Good Vibrations

According to a survey of Chief Learning Officer Business Intelligence Board, a majority of CLOs say their outlook for 2018 is more optimistic than 2017.

CLOs are feeling good about 2018.

According to a survey of Chief Learning Officer Business Intelligence Board, a majority (59 percent) of CLOs say their outlook for 2018 is more optimistic than 2017, with 29 percent saying their outlook is the same and 11 percent less optimistic.

Spending plans back up their optimism. Nearly half (49 percent) of CLOs expect their training budget to increase over the next 12 to 18 months.

The Chief Learning Officer Business Intelligence Board is a group of 1,500 professionals in the learning and development industry who have agreed to be surveyed by the Human Capital Media Research and Advisory Group, the research and advisory arm of Chief Learning Officer magazine. This survey was conducted from June to July 2017.

The good vibrations fit a pattern of optimism over the past three years with the positive mood dropping only slightly and pessimism about spending plans slightly rising. In 2016, 62 percent of CLOs were more optimistic than the previous year and 9 percent less optimistic. In 2015, 65 percent were more optimistic and only 4 percent were less optimistic.

That optimism translates to an anticipated increase in cash in 2018 (Figure 2). Only 14 percent of survey respondents expect a decrease in spending and about one-third (32 percent) say their spending will stay about the same.

Spending Up, Staffing Flat

Where will those increased dollars go? The highest priorities are learning strategy and content delivery, with 56 percent and 48 percent respectively saying those are either essential or high priority spending categories (Figure 3).

The lowest priorities are learning administration (31 percent) and learning and development personnel (26 percent). Learning organizations appear poised to continue to hold the line on staffing and administrative costs in order to invest more in upfront services and technology aligned directly with business growth opportunities.

Those trends are consistent with survey data from previous years. In 2015, the highest priorities were learning strategy (71 percent) and learning technology (57 percent), with content library coming in third (41 percent). The lowest priority in 2015 was performance consulting (38 percent), but learning administration and learning and development personnel came next (31 percent and 29 percent).
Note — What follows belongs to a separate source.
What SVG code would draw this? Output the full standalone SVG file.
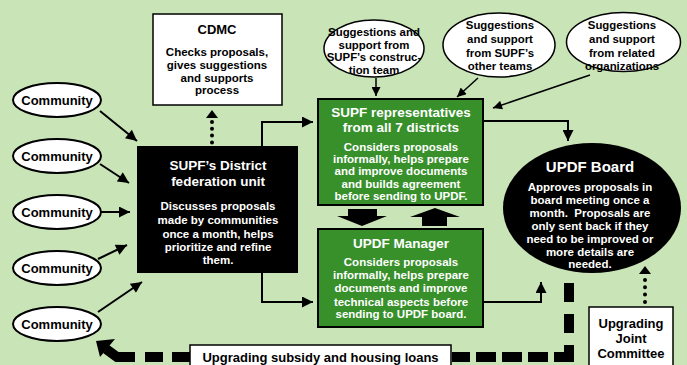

Almost half of surveyed CLOs (47 percent) expect to make a significant increase in learning strategy spending and 20 percent are cutting funds for outsourced learning. But the biggest change is learning technology, with a majority (52 percent) saying they plan to significantly up their investment (Figure 4).

The rising importance of learning technology appears in other surveys, as well. According to the 2017 Deloitte “Human Capital Trends” research, a large majority (83 percent) of companies rate digital learning as an important issue and over half (54 percent) rate it urgent. Those numbers were up nearly 11 percent from the previous year’s report.

According to CLO Business Intelligence Board data, the top three areas of learning technology spending are e-learning, analytics and instructor-led delivery (Figure 5). Despite the emergence of powerful new technology and tools like MOOCs, video-based microlearning and AI-fueled learning apps, e-learning remains the industry’s largest technology spend.

Interestingly, instructor-led learning delivery remains a significant focus for technology investment, showing that CLOs at least for the near future anticipate technology to be a supplement rather than replacement of people-centered instruction.

That finding is backed up by data from LinkedIn’s 2017 “Workplace Learning Report,” which showed that 78 percent of 500 professionals surveyed said classroom-based learning is still the top method used to train employees. E-learning came in third (58 percent create e-learning in-house and 49 percent use e-learning from an external provider).

For the coming year at least, our digital learning future remains human.